SpaceX is leading that growth — the company launched 26 missions in 2020, 31 in 2021, 61 in 2022 and just about 100 in 2023. Musk has said that SpaceX hopes to launch 144 times in 2024. 

As the number of rockets aiming for orbit has increased, so too have the investments pouring into the industry, in addition to the potential payoff. 

Related: Watch Elon Musk's SpaceX launch Starship: Third time's the charm

Space Capital, a venture capital firm that invests in the space economy, noted recently that nearly $300 billion has been invested in around 2,000 different space-related companies over the past decade. 

Citigroup analysts said in 2022 that they expect the space industry to reach $1 trillion in annual revenue by 2040, a forecast that was predicated on a reduction in the cost of launches. 

Space Capital managing partner Chad Anderson told TheStreet that space companies are much more than rocket launches and satellites, calling space-based technologies the "invisible backbone that powers the modern global economy."

According to Anderson, the notion that investing in space is a high-risk venture, due both to the expense required and the difficulty inherent to getting rockets to space, is "actually a very common misconception."

Investing in space, he said, is not all about space stations, rocket launches and moon landings.

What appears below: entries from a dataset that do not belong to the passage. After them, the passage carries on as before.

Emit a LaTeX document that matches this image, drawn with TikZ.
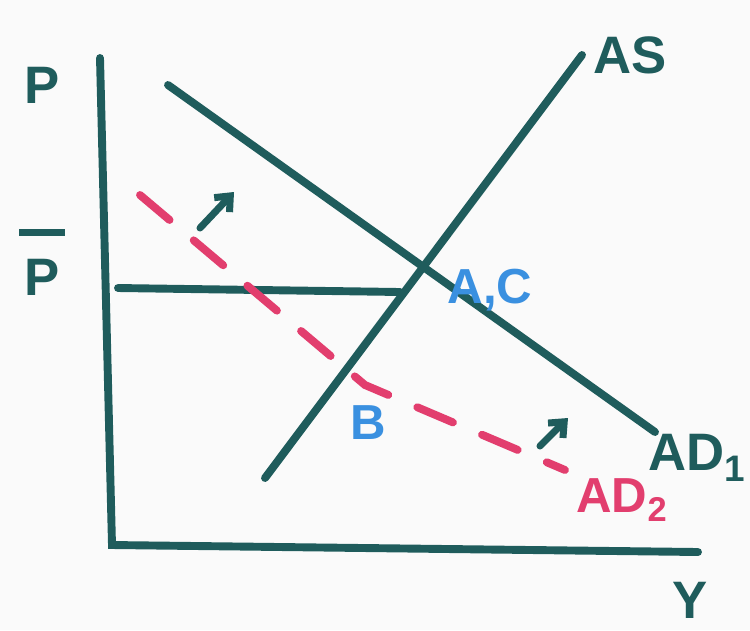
\documentclass[tikz,border=0pt]{standalone}
\usepackage{fontspec}
\setmainfont{Liberation Sans}
\definecolor{ink}{HTML}{1F5C5C}
\definecolor{pinkink}{HTML}{E23E6E}
\definecolor{blueink}{HTML}{3A90E0}
\definecolor{paper}{HTML}{FAFAFA}
\tikzset{
  pen/.style={draw=ink, line width=4.5pt, line cap=round},
  dashpen/.style={draw=pinkink, line width=4.5pt, line cap=round, dash pattern=on 22pt off 18pt},
  lbl/.style={font=\bfseries\fontsize{30}{30}\selectfont, text=ink, inner sep=0pt},
  plbl/.style={font=\bfseries\fontsize{28}{28}\selectfont, text=pinkink, inner sep=0pt},
  blbl/.style={font=\bfseries\fontsize{28}{28}\selectfont, text=blueink, inner sep=0pt},
  shift arrow/.style={draw=ink, line width=4pt, line cap=round, -{Straight Barb[length=7pt,width=12pt]}}
}
\usetikzlibrary{arrows.meta}
\begin{document}
\begin{tikzpicture}[x=0.02cm, y=-0.02cm]
\fill[paper] (0,0) rectangle (750,630);
\useasboundingbox (0,0) rectangle (750,630);
% coordinates
\coordinate (ytop) at (100,58);
\coordinate (origin) at (112,545);
\coordinate (xend) at (698,552);
\coordinate (pbarL) at (118,288);
\coordinate (pbarR) at (400,292);
\coordinate (asL) at (265,478);
\coordinate (asR) at (582,55);
\coordinate (ad1L) at (168,85);
\coordinate (ad1R) at (655,432);
\coordinate (ad2L) at (140,195);
\coordinate (ad2M) at (365,385);
\coordinate (ad2R) at (565,470);
\coordinate (a1s) at (200,228);
\coordinate (a1e) at (234,192);
\coordinate (a2s) at (540,446);
\coordinate (a2e) at (568,418);
% axes and lines
\draw[pen] (ytop) -- (origin) -- (xend);
\draw[pen] (pbarL) -- (pbarR);
\draw[pen] (asL) -- (asR);
\draw[pen] (ad1L) -- (ad1R);
\draw[dashpen] (ad2L) -- (ad2M) -- (ad2R);
\draw[shift arrow] (a1s) -- (a1e);
\draw[shift arrow] (a2s) -- (a2e);
% labels
\node[lbl] (P) at (42,85) {P};
\node[lbl, align=center] (Pbar) at (42,262) {{\color{ink}\rule{26pt}{4pt}}\\[4pt]P};
\node[lbl] (AS) at (630,55) {AS};
\node[lbl, anchor=east] (AD1) at (746,458) {AD\textsubscript{1}};
\node[plbl] (AD2) at (622,500) {AD\textsubscript{2}};
\node[lbl] (Y) at (690,600) {Y};
\node[blbl] (AC) at (490,290) {A,C};
\node[blbl] (B) at (368,423) {B};
\end{tikzpicture}
\end{document}
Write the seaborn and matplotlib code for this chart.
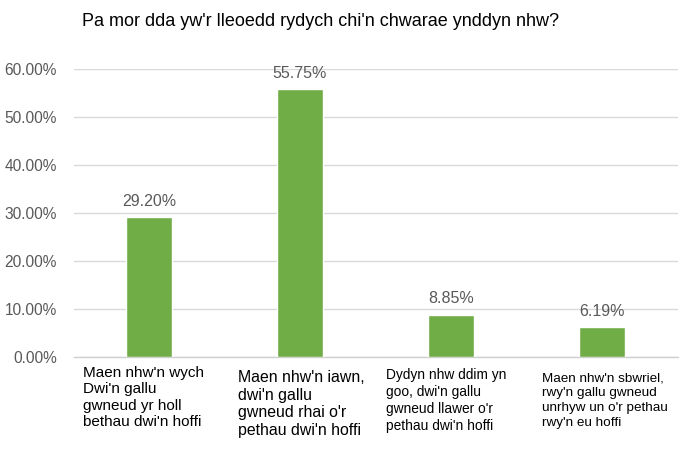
import numpy as np
import pandas as pd
import matplotlib
matplotlib.use("Agg")
import matplotlib.pyplot as plt
import matplotlib.transforms as mtrans
import seaborn as sns

# data
title = "Pa mor dda yw'r lleoedd rydych chi'n chwarae ynddyn nhw?"
categories = [
    "Maen nhw'n wych\nDwi'n gallu\ngwneud yr holl\nbethau dwi'n hoffi",
    "Maen nhw'n iawn,\ndwi'n gallu\ngwneud rhai o'r\npethau dwi'n hoffi",
    "Dydyn nhw ddim yn\ngoo, dwi'n gallu\ngwneud llawer o'r\npethau dwi'n hoffi",
    "Maen nhw'n sbwriel,\nrwy'n gallu gwneud\nunrhyw un o'r pethau\nrwy'n eu hoffi",
]
percent = [29.20, 55.75, 8.85, 6.19]
yticks = [0, 10, 20, 30, 40, 50, 60]

df = pd.DataFrame({"cat": categories, "pct": percent})

sns.set_style("white")
plt.rcParams['font.family'] = ['Liberation Sans', 'DejaVu Sans']

fig = plt.figure(figsize=(6.98, 4.54), dpi=100)
ax = fig.add_axes([73.5 / 698, 97 / 454, 604 / 698, 288 / 454])

sns.barplot(data=df, x="cat", y="pct", order=categories, color="#70AD47",
            saturation=1, width=0.31, ax=ax, zorder=3)

ax.set_ylim(0, 60)
ax.set_xlim(-0.5, 3.5)
ax.set_yticks(yticks)
ax.set_yticklabels([f"{v:.2f}%" for v in yticks], color="#595959", fontsize=11.2)
ax.tick_params(axis="y", length=0, pad=12)
ax.yaxis.grid(True, color="#d9d9d9", lw=1, zorder=0)
ax.set_axisbelow(True)
for s in ["top", "right", "left"]:
    ax.spines[s].set_visible(False)
ax.spines["bottom"].set_color("#d0d0d0")
ax.spines["bottom"].set_linewidth(1)
ax.set_xlabel("")
ax.set_ylabel("")
ax.set_xticks(range(len(categories)))
ax.set_xticklabels([""] * len(categories))
ax.tick_params(axis="x", length=0)

ax.bar_label(ax.containers[0], labels=[f"{v:.2f}%" for v in percent],
             padding=6, color="#595959", fontsize=11.5)

# category labels, left aligned under each bar like the original
trans = mtrans.blended_transform_factory(ax.transData, ax.transAxes)
offs = [-0.44, -0.41, -0.43, -0.40]
tops = [-0.031, -0.045, -0.038, -0.054]
sizes = [11.0, 11.4, 9.9, 9.7]
spacing = [1.22, 1.22, 1.26, 1.3]
for i, lab in enumerate(categories):
    ax.text(i + offs[i], tops[i], lab, transform=trans, ha="left", va="top",
            fontsize=sizes[i], linespacing=spacing[i], color="black")

fig.text(82 / 698, 1 - 22 / 454, title, ha="left", va="center", fontsize=13,
         color="black")

fig.savefig("out.png", dpi=100)
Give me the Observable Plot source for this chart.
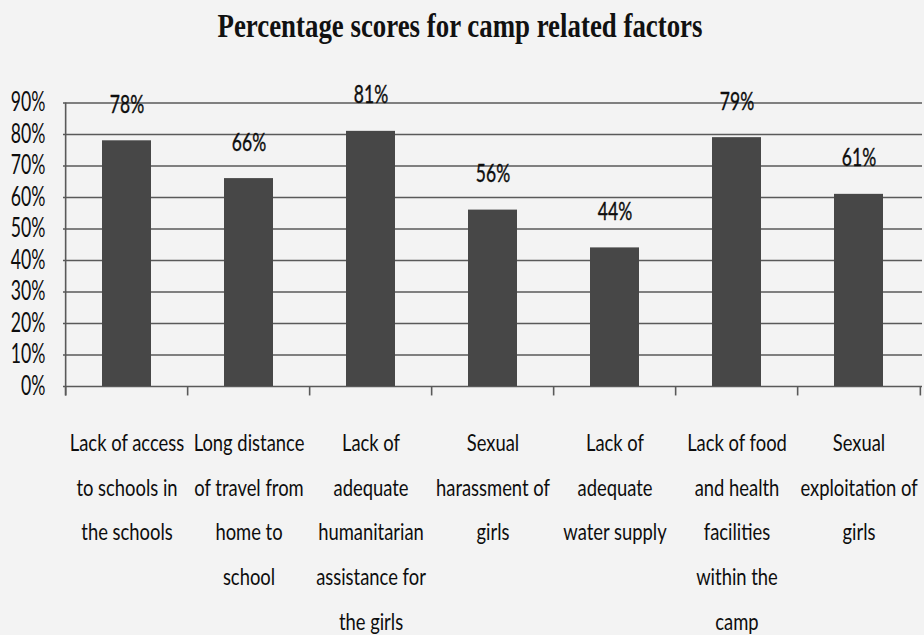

It's about transformative technology. 

Related: Why Elon Musk feels the need to guide humanity to Mars and beyond

The reality of investing in space

"Most people when they think about space, they think about the Apollo moon landings, the International Space Station and these grand human achievements," Anderson said. "They don't think about the entrepreneurs (who) are transforming nearly every major industry here on Earth. That's the opportunity that we are focused on at Space Capital."

The space economy, he said, doesn't stop at rocket ships and space stations; GPS, geospatial intelligence and telecommunications power the modern economy, and they are all three supported by orbiting, space-based infrastructure. 

Space Capital published a report in 2022 called the "GPS Playbook," which pointed out that the "space-based technology has generated trillions of dollars in economic value and some of the largest venture returns the world has ever seen."

Such satellite tech has become the foundation of entire industries (think Google Maps and all its competitors, in addition to Uber and Snap). 

"The infrastructure is the satellites that are in orbit. The distribution is like Trimble and Garmin," Anderson said, adding that Trimble's commercialization efforts — accomplished in the early 1980s — made GPS signals "accessible to the tech community, who then came and built applications on top of that."

"Now, that's how everyone gets around, orders their Uber, finds dates, gets food delivered," he said. "Everything we do relies on GPS."

Space Capital is invested in dozens of space-related companies including SpaceX, though not every firm in its portfolio is attempting to colonize Mars. Space Capital's portfolio includes exposure to the in-space infrastructure side of things (rockets, stations, satellites), as well as the distribution and application of that infrastructure. 

Anderson did acknowledge that there is a definite risk to rocket launches, especially for inexperienced companies, adding that "SpaceX makes launch look easy, but it is not." 

"But if you only look at the infrastructure, you're looking at this category from a very narrow lens," Anderson said, "and you're going to miss out on all the opportunity and all the value that is created from that infrastructure."